Sunday, 23 January 2011

Keep Calm and Keep an Art Journal










Sorry, I couldn't resist.

Inspired by Kendra's beautiful blog, Days in Mayfair and Gertie's blog, I thought I'd start making some attempt at proper blogging myself. Wish me luck and please try to stay awake. :D

I'm starting a BA in Fashion Design in September and excitedly ripped open my latest letter from Uni which included (apart from very nice stationery), the usual blah, a extremely lengthy and expensive looking equipment and book list, AND a summer project: designing a wardrobe for a professional surfer going to Puerto Rico for advertising and competition work. This should be interesting in the sense that this project is so completely not my bag it might as well be "design a camel". Actually, that sounds fun but unfortunately I'm stuck with surfer girl. I'm madly researching "what to wear in Puerto Rico", wetsuits, rashguards and other strange sounding lycra x polyester x neoprene mix things. Apparently being out of your comfort zone really can be a good thing.

Sooo...I thought I'd post about my journals because they're a really core part of my studies and it's part of my not-so-secret plan for everyone to keep a journal. :D

When I did a foundation diploma in Art and Design, the tutors encouraged having a contextual journal and a reflective journal.

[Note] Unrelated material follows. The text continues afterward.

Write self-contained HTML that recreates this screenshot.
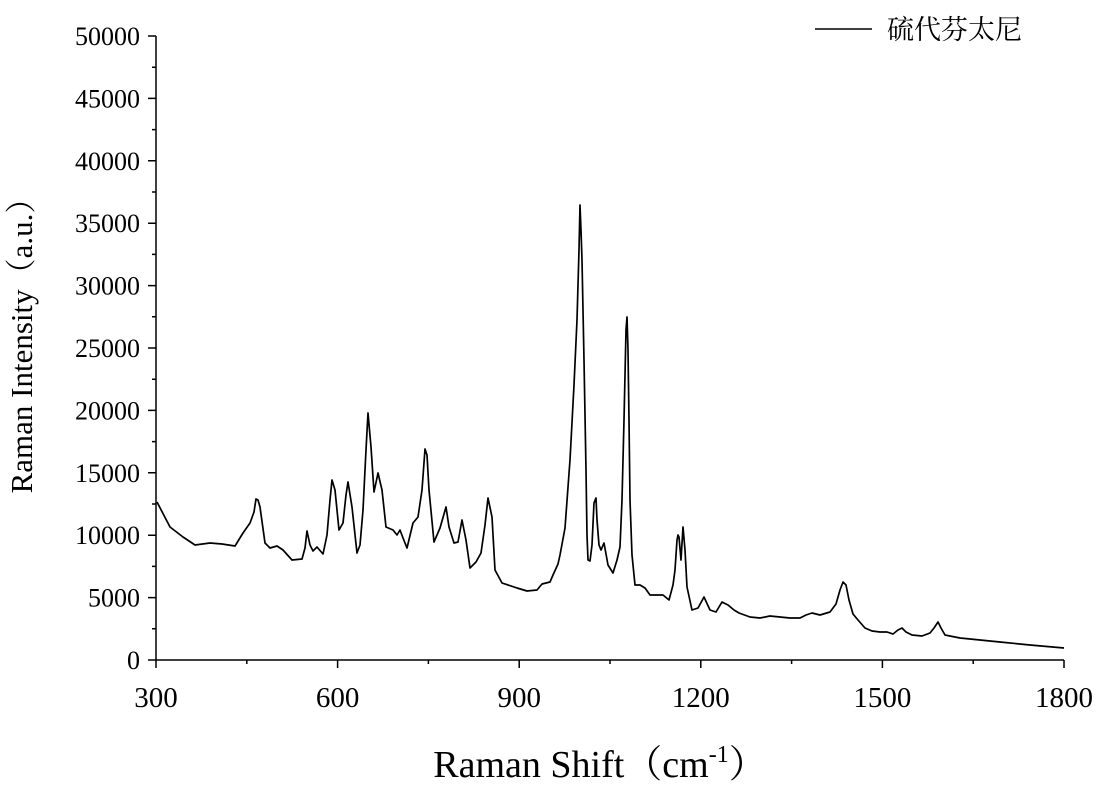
<!DOCTYPE html>
<html><head><meta charset="utf-8"><style>body{margin:0;background:#fff}</style></head><body>
<svg width="1113" height="787" xmlns="http://www.w3.org/2000/svg" font-family="Liberation Serif, Noto Serif CJK SC, serif">
<rect width="1113" height="787" fill="#fff"/>
<g stroke="#000" stroke-width="1.5" fill="none">
<line x1="156" y1="36" x2="156" y2="660"/>
<line x1="156" y1="660" x2="1064" y2="660"/>
<path d="M148 660H156M148 597.6H156M148 535.2H156M148 472.8H156M148 410.4H156M148 348H156M148 285.6H156M148 223.2H156M148 160.8H156M148 98.4H156M148 36H156"/>
<path d="M152 628.8H156M152 566.4H156M152 504H156M152 441.6H156M152 379.2H156M152 316.8H156M152 254.4H156M152 192H156M152 129.6H156M152 67.2H156"/>
<path d="M156 660V668M337.6 660V668M519.2 660V668M700.8 660V668M882.4 660V668M1064 660V668"/>
<path d="M246.8 660V664M428.4 660V664M610 660V664M791.6 660V664M973.2 660V664"/>
</g>
<g font-size="26" text-anchor="end">
<text x="140" y="669">0</text><text x="140" y="606.6">5000</text><text x="140" y="544.2">10000</text><text x="140" y="481.8">15000</text><text x="140" y="419.4">20000</text><text x="140" y="357">25000</text><text x="140" y="294.6">30000</text><text x="140" y="232.2">35000</text><text x="140" y="169.8">40000</text><text x="140" y="107.4">45000</text><text x="140" y="45">50000</text>
</g>
<g font-size="29" text-anchor="middle">
<text x="156" y="707">300</text><text x="337.6" y="707">600</text><text x="519.2" y="707">900</text><text x="700.8" y="707">1200</text><text x="882.4" y="707">1500</text><text x="1064" y="707">1800</text>
</g>
<text x="600" y="777" font-size="38" text-anchor="middle">Raman Shift（cm<tspan font-size="24" dy="-15">-1</tspan><tspan dy="15">）</tspan></text>
<text transform="translate(32,338) rotate(-90)" font-size="31" text-anchor="middle">Raman Intensity（a.u.）</text>
<line x1="815" y1="29" x2="872" y2="29" stroke="#000" stroke-width="1.5"/>
<text x="887" y="39" font-size="27" font-family="Noto Serif CJK SC, serif">硫代芬太尼</text>
<polyline fill="none" stroke="#000" stroke-width="1.7" stroke-linejoin="round" points="157,502 170,527 183,537 195,545 210,543 222,544 235,546 243,533 250,523 254,512 256,499 258,500 260,507 265,543 270,548 277,546 283,550 292,560 302,559 305,548 307,531 310,545 313,551 317,547 323,554 327,535 330,500 332,480 335,490 339,530 343,523 346,495 348,482 352,507 357,553 360,545 363,510 366,450 368,413 371,447 374,492 378,473 382,490 386,527 393,530 397,535 400,530 403,538 407,548 413,523 418,517 422,490 425,449 427,455 429,490 434,542 440,528 446,507 449,527 454,543 458,542 462,520 466,540 470,568 476,562 481,553 485,525 488,498 492,517 495,570 502,583 517,588 527,591 537,590 542,584 550,582 553,575 558,564 560,555 565,528 570,460 574,385 577,320 579,250 580,205 581,230 582,260 584,360 586,470 587,535 588,560 590,561 592,545 594,503 596,498 597,520 599,545 601,550 604,543 608,565 613,573 617,560 620,547 622,500 624,420 626,330 627,317 628,350 629,420 630,500 632,555 635,585 640,585 645,588 650,595 663,595 669,600 673,585 675,570 677,540 678,535 679,537 681,560 683,527 685,550 687,587 692,610 698,608 704,597 710,610 716,612 722,602 728,605 734,610 739,613 750,617 760,618 770,616 780,617 790,618 800,618 806,615 812,613 820,615 830,612 836,604 840,590 843,582 846,585 849,600 853,614 858,620 865,628 872,631 880,632 887,632 893,634 898,630 902,628 906,632 912,635 922,636 930,633 934,628 938,622 941,628 945,635 960,638 1000,642 1030,645 1064,648"/>
</svg>
</body></html>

While at first, I thought it was all a bit of a drag, I recognise what useful tools they can be.









Here are my current journals. The pink one is for reflections,
the blue one is for research notes on the surfing project
and the black book is for contextual references.










Reflect....reflect...

The reflective journal is useful for keeping notes on what you're doing, how you feel you're progressing...all that blah. Tutors like them as it shows them your thought processes and proves to them that you can evaluate your own work and make decisions. Particularly in conceptual contemporary art, it's very useful to record the whole timeline from the spark of an idea, to the finished piece and how and why it changed in-between. Personally, I've found that journals are useful in getting a better sense of, and broaden, your personal aesthetic and in turn, to gain confidence in it. After a period of rebelling against journaling, I really don't know how I'd live without them now. Everyone should have one. I think I struggled with it at first because I was trying to write what I thought my tutors would like to read. It was only when I started treating it more like a regular diary just for me - to act as a soundboard and record my projects and studies, that I started to see and feel the benefit of having it. I also stick in letters from uni, loose sketches and notes, photos I've taken, objects which remind me of things - receipts, tickets, shells, bits of fabric or knitting, everything! I have a real problem throwing things away.









A page from my conceptual journal

Contextual journal (posh teacher speak for scrapbook) - textures, colours, anything you find inspirational. I also stick in photos and brochures from exhibitions and write a few lines about what I thought of it. Some of my friends had dual contextual and reflective journals but I prefer to have separate books otherwise it gets messy. Both books do, inevitably crossover.

This is probably one of my favourite books in the world. I have about 3 of these A4 sized books filled and every time I look through them I can't help but be inspired, even when I'm really in a funk.

Photographer, Tim Walker's scrapbooks are wonderful if you're interested in starting your own. I'll make a post about him next time.

I love taking scissors to old mags and making a mess!

Lastly, my Surf Project book. I think if you have a particular project which calls for lots of research, it's a good idea to have a separate book to keep everything together. At the moment I'm chucking in any research I've done and also trying to compile some lookbook images to get a better idea of what I'd like to do and working through each aspect of her trip and her planned activities to try and design a capsule wardrobe in easy care fabrics.

The surfing aspect is really challenging, I mean, surfwear is a hugely innovative, complicated, high-tech area of design which I have no idea about. I constantly have to remind myself of the climate and the terrain of Puerto Rico. It's not going to be easy but it's fun!









Special Project "Surf" book

I have a day off from work tomorrow so I'm going on a little study trip to St Ives, Cornwall to visit some of the surf shops and pick some surfer's brains. Hopefully, I might be able to snag some wetsuit  fabric swatches or something. Will report back!